> [AIM OF THE EXERCISE] Copy each line below that includes "with".

> [GIVEN MATERIAL]

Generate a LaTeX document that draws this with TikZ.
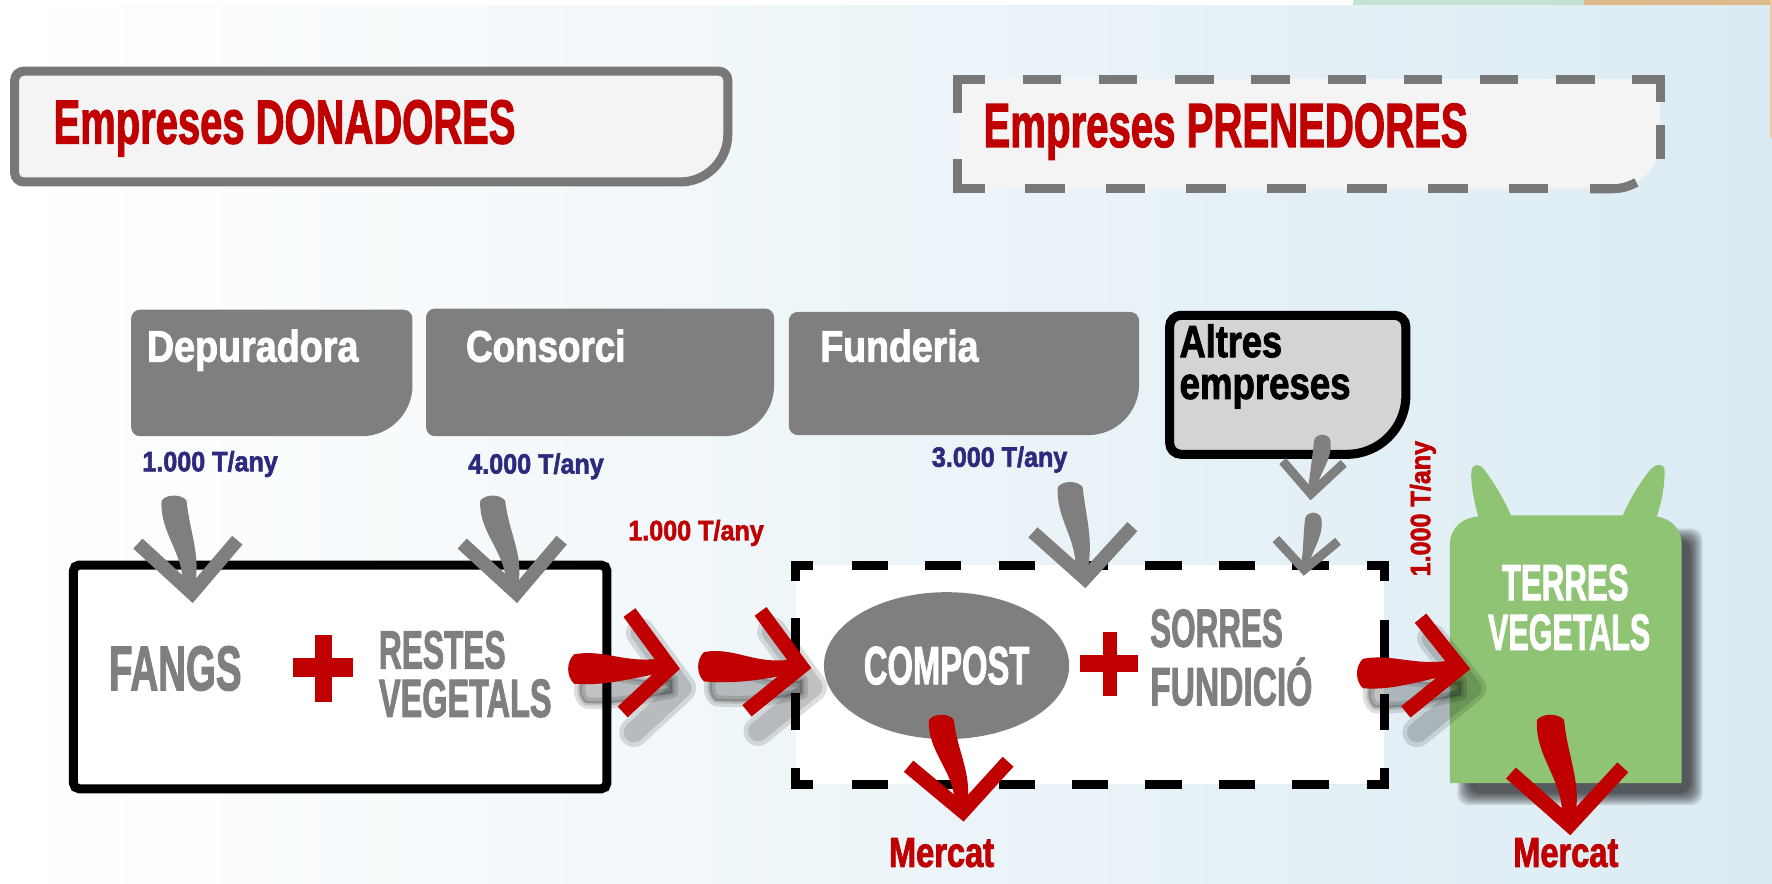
\documentclass[tikz,border=0pt]{standalone}
\usepackage{fontspec}
\setmainfont{Liberation Sans}[BoldFeatures={FakeBold=2.2}]
\usepackage{graphicx}
\usetikzlibrary{shapes.geometric}
\definecolor{cred}{RGB}{192,0,0}
\definecolor{cgray}{RGB}{127,127,127}
\definecolor{cnavy}{RGB}{45,42,125}
\definecolor{cgreen}{RGB}{143,196,117}
\definecolor{cbg}{RGB}{219,235,243}
\definecolor{cbox}{RGB}{244,244,244}
\definecolor{cborder}{RGB}{120,120,120}
\definecolor{clight}{RGB}{212,212,212}
\definecolor{cmint}{RGB}{197,227,212}
\definecolor{ctan}{RGB}{224,185,138}
\definecolor{corange}{RGB}{245,201,160}
\newcommand\sx[2]{\scalebox{#1}[1]{#2}}
\newcommand\fs[1]{\fontsize{#1}{#1}\selectfont}
% box with small corners r and big bottom-right corner Rb
\newcommand\cbpath[6]{({#1},{#2+#5}) .. controls ({#1},{#2+0.45*#5}) and ({#1+0.45*#5},{#2}) .. ({#1+#5},{#2}) -- ({#3-#5},{#2}) .. controls ({#3-0.45*#5},{#2}) and ({#3},{#2+0.45*#5}) .. ({#3},{#2+#5}) -- ({#3},{#4-#6}) .. controls ({#3},{#4-0.45*#6}) and ({#3-0.45*#6},{#4}) .. ({#3-#6},{#4}) -- ({#1+#5},{#4}) .. controls ({#1+0.45*#5},{#4}) and ({#1},{#4-0.45*#5}) .. ({#1},{#4-#5}) -- cycle}
% tapered brush shaft pointing down: top x,y ; bottom x,y ; half width
\newcommand\dshaft[5]{({#1-#5},{#2+3}) .. controls ({#1-#5-2},{#2+0.4*(#4-#2)}) and ({#3-0.6*#5+3},{#2+0.65*(#4-#2)}) .. ({#3-0.5*#5},{#4}) -- ({#3+0.5*#5},{#4}) .. controls ({#3+0.6*#5+4},{#2+0.65*(#4-#2)}) and ({#1+#5+3},{#2+0.4*(#4-#2)}) .. ({#1+#5},{#2+3}) .. controls ({#1+0.6*#5},{#2-3}) and ({#1-0.6*#5},{#2-3}) .. ({#1-#5},{#2+3}) -- cycle}
% tapered brush shaft pointing right: left x,y ; right x,y ; half width
\newcommand\rshaft[5]{({#1+2},{#2-#5}) .. controls ({#1+0.35*(#3-#1)},{#2-#5-5}) and ({#1+0.6*(#3-#1)},{#4-0.5*#5+5}) .. ({#3},{#4-0.5*#5}) -- ({#3},{#4+0.5*#5}) .. controls ({#1+0.6*(#3-#1)},{#4+0.5*#5+6}) and ({#1+0.35*(#3-#1)},{#2+#5+2}) .. ({#1+2},{#2+#5}) .. controls ({#1-5},{#2+0.5*#5}) and ({#1-5},{#2-0.5*#5}) .. ({#1+2},{#2-#5}) -- cycle}
\begin{document}
\begin{tikzpicture}[x=1pt,y=-1pt,
  txt/.style={inner sep=0pt,outer sep=0pt,anchor=base west,font=\bfseries},
  gbody/.style={fill=cgray},
  ghead/.style={draw=cgray,line width=12pt,line join=miter,miter limit=20},
  ghsmall/.style={draw=cgray,line width=8pt,line join=miter,miter limit=20},
  rbody/.style={fill=cred},
  rhead/.style={draw=cred,line width=13pt,line join=miter,miter limit=20},
  dashk/.style={draw=black,line width=8pt},
  dashg/.style={draw=cborder,line width=8pt},
  shd/.style={draw=black,opacity=0.13,line join=round,line cap=round},
]
\useasboundingbox (0,0) rectangle (1568,782);
% background
\shade[left color=white,right color=cbg] (0,0) rectangle (1568,782);
\fill[white] (0,0) rectangle (1568,4.4);
\fill[cmint] (1197,0) rectangle (1402,4.4);
\fill[ctan] (1402,0) rectangle (1568,4.4);
\fill[corange] (1566,0) rectangle (1568,122);

% title boxes
\filldraw[fill=cbox,draw=cborder,line width=8pt] \cbpath{13}{63}{644}{161}{8}{42};
\fill[cbox] \cbpath{847}{70}{1469}{167}{8}{42};
\draw[dashg] (847,100) -- (847,70) -- (872,70);
\draw[dashg,dash pattern=on 34pt off 33.43pt] (905,70) -- (1411,70);
\draw[dashg] (1444,70) -- (1469,70) -- (1469,90);
\draw[dashg] (1469,111) -- (1469,141);
\draw[dashg] (1407,167) -- (1427,167) .. controls (1434.4,167) and (1441.4,165) .. (1448,161.4);
\draw[dashg,dash pattern=on 35pt off 36.33pt] (907,167) -- (1370,167);
\draw[dashg] (847,141) -- (847,167) -- (872,167);
\node[txt,text=cred] (tdon) at (47.4,127) {\fs{55}\sx{0.643}{Empreses DONADORES}};
\node[txt,text=cred] (tpre) at (870.3,130) {\fs{55}\sx{0.646}{Empreses PRENEDORES}};

% company boxes
\fill[cgray] \cbpath{116}{274}{365}{386}{8}{45};
\fill[cgray] \cbpath{377}{273}{685}{386}{8}{45};
\fill[cgray] \cbpath{698}{276}{1008}{385}{8}{45};
\filldraw[fill=clight,draw=black,line width=8pt] \cbpath{1035}{279}{1244}{402}{10}{52};
\node[txt,text=white] (tdep) at (130,320) {\fs{39}\sx{0.855}{Depuradora}};
\node[txt,text=white] (tcon) at (412.4,320) {\fs{39}\sx{0.835}{Consorci}};
\node[txt,text=white] (tfun) at (725.9,320) {\fs{39}\sx{0.85}{Funderia}};
\node[inner sep=0pt,outer sep=0pt,anchor=north west,align=left,font=\bfseries\fontsize{40}{37}\selectfont,text=black] (talt) at (1043.8,287)
  {\sx{0.8}{Altres}\\\sx{0.81}{empreses}};

% quantities
\node[txt,text=cnavy] (tq1) at (126,417) {\fs{24.7}\sx{0.9}{1.000 T/any}};
\node[txt,text=cnavy] (tq2) at (414.4,419) {\fs{24.7}\sx{0.9}{4.000 T/any}};
\node[txt,text=cnavy] (tq3) at (824.6,413) {\fs{24.7}\sx{0.9}{3.000 T/any}};
\node[txt,text=cred] (tq4) at (556,478) {\fs{24.7}\sx{0.9}{1.000 T/any}};
\node[txt,text=cred,rotate=90] (tq5) at (1265.5,510) {\fs{24.7}\sx{0.9}{1.000 T/any}};

% FANGS box
\draw[line width=8pt,fill=white,rounded corners=5pt] (65,500) rectangle (537,698);
\node[txt,text=cgray] (tfan) at (96.5,610.7) {\fs{55.8}\sx{0.61}{FANGS}};
\fill[cred] (259,582.6) rectangle (312.4,598.9);
\fill[cred] (278.4,562) rectangle (293.6,621);
\node[txt,text=cgray] (tres1) at (335.3,591.5) {\fs{47.5}\sx{0.59}{RESTES}};
\node[txt,text=cgray] (tres2) at (335.3,634.3) {\fs{47.5}\sx{0.605}{VEGETALS}};

% compost dashed box
\fill[white] (704,500) rectangle (1225,694);
\draw[dashk] (704,514) -- (704,500) -- (719,500);
\draw[dashk,dash pattern=on 32pt off 33pt] (753.6,500) -- (1175.6,500);
\draw[dashk] (1210,500) -- (1225,500) -- (1225,514);
\draw[dashk] (1225,549) -- (1225,584);
\draw[dashk] (1225,614) -- (1225,646);
\draw[dashk] (1225,680) -- (1225,694) -- (1210,694);
\draw[dashk,dash pattern=on 32pt off 33pt] (753.6,694) -- (1175.6,694);
\draw[dashk] (719,694) -- (704,694) -- (704,680);
\draw[dashk] (704,547) -- (704,580);
\draw[dashk] (704,613) -- (704,646);
\node[ellipse,fill=cgray,inner sep=0pt,minimum width=217pt,minimum height=130pt,text=white,font=\bfseries] (compost) at (837.6,589) {\fs{47.5}\sx{0.61}{COMPOST}};
\fill[cred] (955.5,579.7) rectangle (1006.8,594.4);
\fill[cred] (975.6,559) rectangle (988.5,616);
\node[txt,text=cgray] (tsor1) at (1017.8,572.3) {\fs{47.5}\sx{0.585}{SORRES}};
\node[txt,text=cgray] (tsor2) at (1017.8,624) {\fs{47.5}\sx{0.625}{FUNDICIÓ}};

% terres vegetals
\foreach \i in {0,...,7} {\fill[black,opacity=0.11,rounded corners=10pt] ({1300-1.5*\i},{478-1.5*\i}) rectangle ({1496+1.5*\i},{702+1.5*\i});}
\fill[cgreen] (1283,693) -- (1283,482) .. controls (1283,467) and (1294,458) .. (1308,457)
 .. controls (1304,442) and (1301,426) .. (1302,417) .. controls (1303,410) and (1309,410) .. (1313,415)
 .. controls (1322,427) and (1331,442) .. (1337,456) -- (1436,456)
 .. controls (1442,442) and (1451,427) .. (1460,416) .. controls (1465,410) and (1473,409) .. (1473,417)
 .. controls (1473,428) and (1471,443) .. (1466,457) .. controls (1479,459) and (1488,468) .. (1488,482)
 -- (1488,693) -- cycle;
\node[txt,anchor=base,text=white] (tter1) at (1385,531) {\fs{45}\sx{0.615}{TERRES}};
\node[txt,anchor=base,text=white] (tter2) at (1388.5,575) {\fs{45}\sx{0.6}{VEGETALS}};

% market labels
\node[txt,text=cred] (tm1) at (786.6,767) {\fs{37}\sx{0.78}{Mercat}};
\node[txt,text=cred] (tm2) at (1339,767) {\fs{37}\sx{0.78}{Mercat}};

% arrow coordinates
\coordinate (g1l) at (122,481); \coordinate (g1t) at (170,525); \coordinate (g1r) at (210,478);
\coordinate (g2l) at (409,481); \coordinate (g2t) at (457,525); \coordinate (g2r) at (497,478);
\coordinate (g3l) at (914,471); \coordinate (g3t) at (960,512); \coordinate (g3r) at (1002,466);
\coordinate (g4l) at (1135,408); \coordinate (g4t) at (1160,437); \coordinate (g4r) at (1189,410);
\coordinate (g5l) at (1129,477); \coordinate (g5t) at (1154,504); \coordinate (g5r) at (1184,479);
\coordinate (a1u) at (557,542); \coordinate (a1t) at (593,591); \coordinate (a1d) at (551,630);
\coordinate (a2u) at (673,541); \coordinate (a2t) at (709,590); \coordinate (a2d) at (661,629);
\coordinate (a3u) at (1257,547); \coordinate (a3t) at (1292,591); \coordinate (a3d) at (1244,630);
\coordinate (d1l) at (804,678); \coordinate (d1t) at (852,718); \coordinate (d1r) at (892,674);
\coordinate (d2l) at (1337,684); \coordinate (d2t) at (1389,730); \coordinate (d2r) at (1436,679);

% shadows of red arrows
\begin{scope}[transform canvas={shift={(10,18)}}]
\foreach \w in {26,18} {
  \draw[shd,line width=\w pt] (a1u) -- (a1t) -- (a1d);
  \draw[shd,line width=\w pt] (a2u) -- (a2t) -- (a2d);
  \draw[shd,line width=\w pt] (a3u) -- (a3t) -- (a3d);
}
\foreach \w in {10,4} {
  \filldraw[shd,fill=black,line width=\w pt] \rshaft{506}{592}{585}{589}{12};
  \filldraw[shd,fill=black,line width=\w pt] \rshaft{621}{590}{700}{590}{12};
  \filldraw[shd,fill=black,line width=\w pt] \rshaft{1204}{596}{1283}{591}{12};
}
\end{scope}

% gray arrows
\fill[gbody] \dshaft{154}{440}{167}{518}{11};
\draw[ghead] (g1l) -- (g1t) -- (g1r);
\fill[gbody] \dshaft{436}{440}{453}{518}{11};
\draw[ghead] (g2l) -- (g2t) -- (g2r);
\fill[gbody] \dshaft{947}{428}{957}{504}{11};
\draw[ghead] (g3l) -- (g3t) -- (g3r);
\fill[gbody] \dshaft{1170}{386}{1161}{432}{7};
\draw[ghsmall] (g4l) -- (g4t) -- (g4r);
\fill[gbody] \dshaft{1162}{455}{1155}{498}{7};
\draw[ghsmall] (g5l) -- (g5t) -- (g5r);

% red arrows
\fill[rbody] \rshaft{506}{592}{585}{589}{13};
\draw[rhead] (a1u) -- (a1t) -- (a1d);
\fill[rbody] \rshaft{621}{590}{700}{590}{13};
\draw[rhead] (a2u) -- (a2t) -- (a2d);
\fill[rbody] \rshaft{1204}{596}{1283}{591}{13};
\draw[rhead] (a3u) -- (a3t) -- (a3d);
\fill[rbody] \dshaft{833}{634}{850}{712}{11};
\draw[rhead] (d1l) -- (d1t) -- (d1r);
\fill[rbody] \dshaft{1372}{634}{1388}{722}{12};
\draw[rhead] (d2l) -- (d2t) -- (d2r);
\end{tikzpicture}
\end{document}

> [REPLY TO THE TASK]
Generate a LaTeX document that draws this with TikZ.
% box with small corners r and big bottom-right corner Rb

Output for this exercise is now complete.